Noodles can turn a plain soup into a filling meal. This recipe will make plenty of noodles for a large pot of homemade soup. Double the recipe and you will have enough noodles to add to a Dutch oven full of stew or to add to a chicken or tuna casserole.
The recipe was created years ago after I read and tested almost every noodle recipe I found in old cookbooks. It is the only one I use now. Using half an eggshell to measure the milk in is a tip I found in a Julia Child article about quiche. Milk makes the noodles tender. The dash of nutmeg is traditional in German noodles and can easily be omitted.
The origin of noodles goes back to around 4000 BP China. From there the art spread around the globe. Each culture has their favorite version and ingredients. From simple strips of dough to filled noodles the variety of recipes can be an adventure.
Half recipe for soup;
- 1 cup of all purpose flour
- ¼ teaspoon of salt
- Dash of nutmeg
- 1 egg
- 1 half of an eggshell of milk
- 1 ½ teaspoon of cooking oil
Full recipe for casseroles
- 2 cups of all purpose flour
- ½ teaspoon of salt
- Dash of nutmeg
- 2 eggs
- 2 half eggshells of milk
- 1 tablespoon of cooking oil
Mix the flour, salt and nutmeg in a large bowl or on a clean counter top. Make a well in the center and break the egg(s) into it. Add the milk and cooking oil. Using a fork or your fingers (remove your rings!) begin working the liquids together and then begin pulling the flour into the liquid. Mix until the dough comes together in a ball around the fork or your hand.
Flour a clean flat surface and turn the dough out on it. Knead the dough until it is smooth and elastic. Roll into a ball and allow the dough to rest about 30 minutes under a bowl or wrap with plastic. You can wrap the dough well and put in the refrigerator for use the next day.
After the dough has rested divide it into workable pieces. I usually divide it into fourths. Roll the dough out as thin as you can on a floured surface. Turn the dough over and keep both sides floured during rolling it out. Roll into sheets that are longer than they are wide.
Allow the sheets of dough to sit a while until they feel like fine glove leather to the touch. Roll each sheet up jelly roll fashion and cut into thin ¼ inch slices with a sharp knife.
Separate the rolls of noodles and toss them in flour on a large sheet pan. Let them sit until you are ready to use them. Or hang them on a drying rack or from clean coat hangers from cabinet knobs.
At this point you can pop the pan of noodles into the freezer and when they are frozen put them into plastic bags. Frozen noodles will cook in simmering soup or stew without thawing first.

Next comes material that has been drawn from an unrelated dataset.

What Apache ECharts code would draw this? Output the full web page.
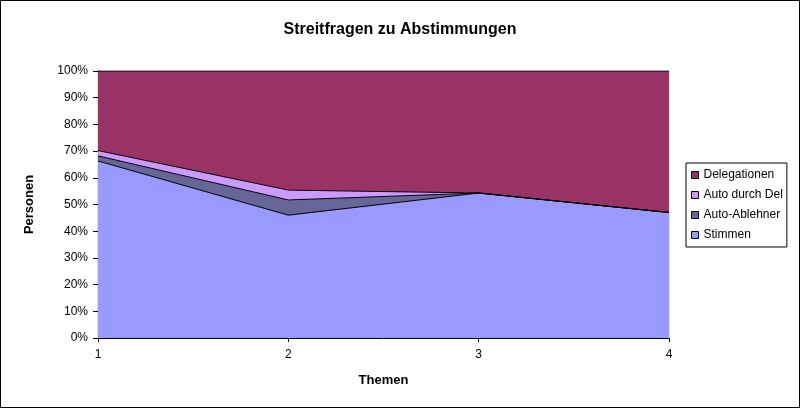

Fresh noodles take less time to cook than commercial ones. Cook fresh noodles in plenty of boiling salted water or add directly to a simmering soup or stew.
The recipe can be used for almost any shape of pasta including filled.
A pizza cutter works well to cut noodles if you want square noodles for soups or filled noodles.
Make your own lasagna noodles by measuring the pan you will use and making the noodles as long and a bit over half as wide. There will be no fancy edge but they work as well as commercial noodles. Cook one at a time in boiling salted water to keep them from sticking together.
Herbs and garlic or onion juice can be added to the noodle dough.
Small amounts of vegetable purees can be mixed into the dough for colored noodles, tomato for reddish, spinach for green. Colored noodles are often used for salads.
Fresh noodles can be fried. After cooking the noodles in boiling water drain well before frying in an inch or so of hot cooking oil. After removing from the oil sprinkle the noodles with seasoned salt and serve for snacks.
An easy filling for noodles is a combination of ground meat, onion and potato fried until browned. Stir in cheese and an egg and a tablespoon or so of flour to bind the mixture. Cut the dough into 2 inch squares and put a teaspoon or so of filling on each, fold in the edges and crimp before cooking in boiling salted water. After cooking you can also toast them by frying in melted butter in a frying pan. Serve with a sour cream, cheese sauce or leftover gravy. If you use Italian sausage and seasonings these become ravioli and can be served covered with tomato sauce.
Cut the noodles ¼ inch wide for soups, ½ inch wide for casseroles and stews. But there is no set rule.